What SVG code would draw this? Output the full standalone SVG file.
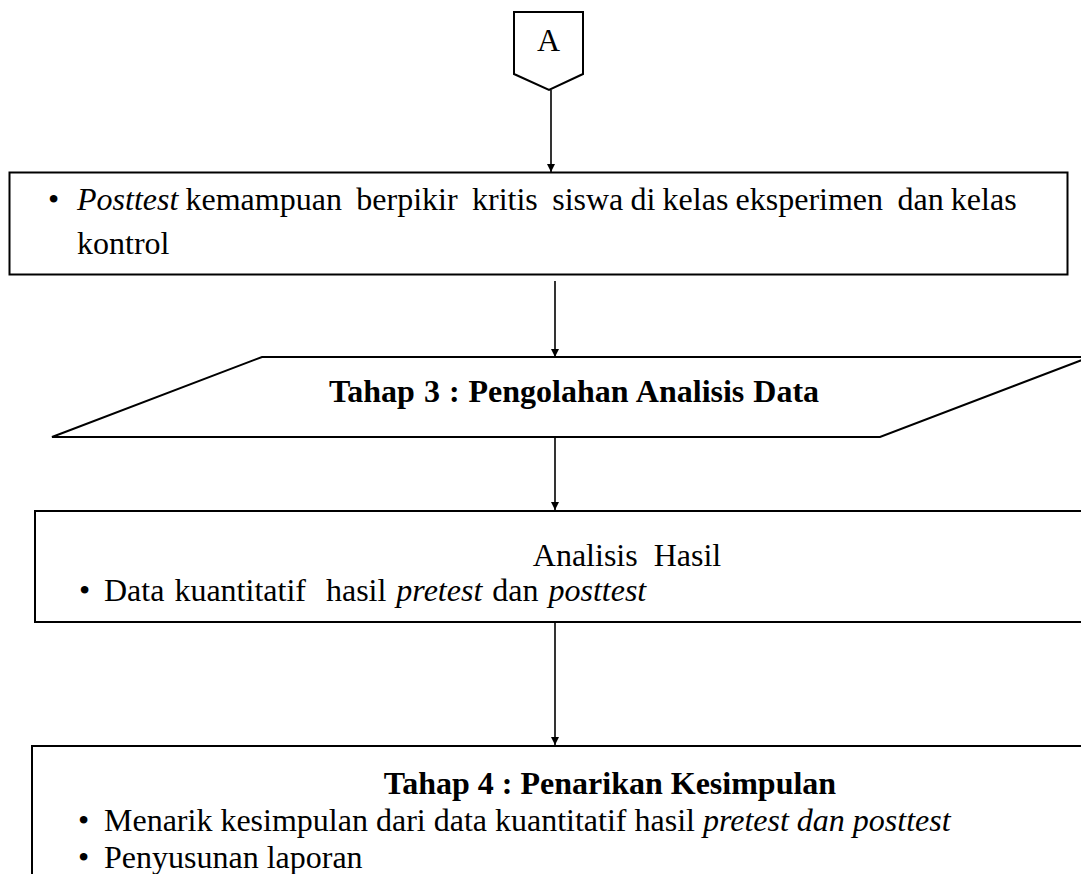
<svg xmlns="http://www.w3.org/2000/svg" width="1081" height="874" viewBox="0 0 1081 874">
<style>
.shape{fill:#fff;stroke:#000;stroke-width:2}
.t{font-family:"Liberation Serif","Times New Roman",serif;font-size:32px;fill:#000;white-space:pre}
.b{font-weight:bold}
.i{font-style:italic}
.conn{stroke:#000;stroke-width:1.6;fill:none}
</style>
<defs>
<marker id="arr" viewBox="0 0 10 10" refX="10" refY="5" markerWidth="8" markerHeight="8" markerUnits="userSpaceOnUse" orient="auto">
<path d="M0,0 L10,5 L0,10 Z" fill="#000"/>
</marker>
</defs>
<rect width="1081" height="874" fill="#fff"/>
<g id="connectors">
<line class="conn" x1="551" y1="90" x2="551" y2="172" marker-end="url(#arr)"/>
<line class="conn" x1="555" y1="281" x2="555" y2="357" marker-end="url(#arr)"/>
<line class="conn" x1="555" y1="437" x2="555" y2="510" marker-end="url(#arr)"/>
<line class="conn" x1="555" y1="622" x2="555" y2="745" marker-end="url(#arr)"/>
</g>
<g id="connectorA">
<polygon class="shape" points="514,12 583,12 583,74 549,90 514,74"/>
<text class="t" x="548.5" y="51" text-anchor="middle">A</text>
</g>
<g id="posttest">
<rect class="shape" x="9.5" y="172.5" width="1058" height="102"/>
<text class="t" x="48" y="210">•</text>
<text class="t" x="77" y="210" word-spacing="-0.8"><tspan class="i">Posttest</tspan> kemampuan  berpikir  kritis  siswa di kelas eksperimen  dan kelas</text>
<text class="t" x="77" y="254">kontrol</text>
</g>
<g id="tahap3">
<polygon class="shape" points="262,357 1090,357 880,437 52,437"/>
<text class="t b" x="574" y="402" text-anchor="middle" word-spacing="1">Tahap 3 : Pengolahan Analisis Data</text>
</g>
<g id="analisis">
<rect class="shape" x="35" y="511" width="1060" height="111"/>
<text class="t" x="627" y="566" text-anchor="middle">Analisis  Hasil</text>
<text class="t" x="79" y="601">•</text>
<text class="t" x="104" y="601" word-spacing="2">Data kuantitatif  hasil <tspan class="i">pretest</tspan> dan <tspan class="i">posttest</tspan></text>
</g>
<g id="tahap4">
<rect class="shape" x="32" y="746" width="1060" height="140"/>
<text class="t b" x="610" y="794" text-anchor="middle">Tahap 4 : Penarikan Kesimpulan</text>
<text class="t" x="78" y="831">•</text>
<text class="t" x="104" y="831">Menarik kesimpulan dari data kuantitatif hasil <tspan class="i">pretest dan posttest</tspan></text>
<text class="t" x="78" y="868">•</text>
<text class="t" x="104" y="868">Penyusunan laporan</text>
</g>
</svg>
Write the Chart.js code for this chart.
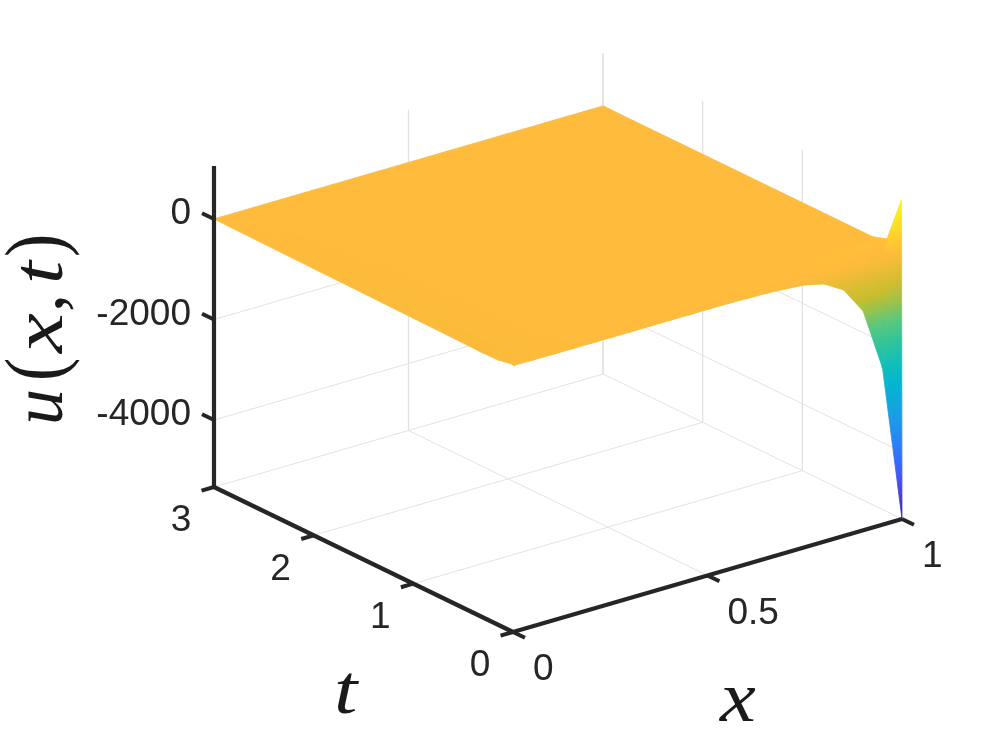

:::

#### Your goal:
Copy out all the data exactly; skip the pictures.

#### Expected answer:
What SVG code would draw this? Output the full standalone SVG file.
<svg xmlns="http://www.w3.org/2000/svg" width="1081" height="874" viewBox="0 0 1081 874">
<style>
.shape{fill:#fff;stroke:#000;stroke-width:2}
.t{font-family:"Liberation Serif","Times New Roman",serif;font-size:32px;fill:#000;white-space:pre}
.b{font-weight:bold}
.i{font-style:italic}
.conn{stroke:#000;stroke-width:1.6;fill:none}
</style>
<defs>
<marker id="arr" viewBox="0 0 10 10" refX="10" refY="5" markerWidth="8" markerHeight="8" markerUnits="userSpaceOnUse" orient="auto">
<path d="M0,0 L10,5 L0,10 Z" fill="#000"/>
</marker>
</defs>
<rect width="1081" height="874" fill="#fff"/>
<g id="connectors">
<line class="conn" x1="551" y1="90" x2="551" y2="172" marker-end="url(#arr)"/>
<line class="conn" x1="555" y1="281" x2="555" y2="357" marker-end="url(#arr)"/>
<line class="conn" x1="555" y1="437" x2="555" y2="510" marker-end="url(#arr)"/>
<line class="conn" x1="555" y1="622" x2="555" y2="745" marker-end="url(#arr)"/>
</g>
<g id="connectorA">
<polygon class="shape" points="514,12 583,12 583,74 549,90 514,74"/>
<text class="t" x="548.5" y="51" text-anchor="middle">A</text>
</g>
<g id="posttest">
<rect class="shape" x="9.5" y="172.5" width="1058" height="102"/>
<text class="t" x="48" y="210">•</text>
<text class="t" x="77" y="210" word-spacing="-0.8"><tspan class="i">Posttest</tspan> kemampuan  berpikir  kritis  siswa di kelas eksperimen  dan kelas</text>
<text class="t" x="77" y="254">kontrol</text>
</g>
<g id="tahap3">
<polygon class="shape" points="262,357 1090,357 880,437 52,437"/>
<text class="t b" x="574" y="402" text-anchor="middle" word-spacing="1">Tahap 3 : Pengolahan Analisis Data</text>
</g>
<g id="analisis">
<rect class="shape" x="35" y="511" width="1060" height="111"/>
<text class="t" x="627" y="566" text-anchor="middle">Analisis  Hasil</text>
<text class="t" x="79" y="601">•</text>
<text class="t" x="104" y="601" word-spacing="2">Data kuantitatif  hasil <tspan class="i">pretest</tspan> dan <tspan class="i">posttest</tspan></text>
</g>
<g id="tahap4">
<rect class="shape" x="32" y="746" width="1060" height="140"/>
<text class="t b" x="610" y="794" text-anchor="middle">Tahap 4 : Penarikan Kesimpulan</text>
<text class="t" x="78" y="831">•</text>
<text class="t" x="104" y="831">Menarik kesimpulan dari data kuantitatif hasil <tspan class="i">pretest dan posttest</tspan></text>
<text class="t" x="78" y="868">•</text>
<text class="t" x="104" y="868">Penyusunan laporan</text>
</g>
</svg>
Write the Chart.js code for this chart.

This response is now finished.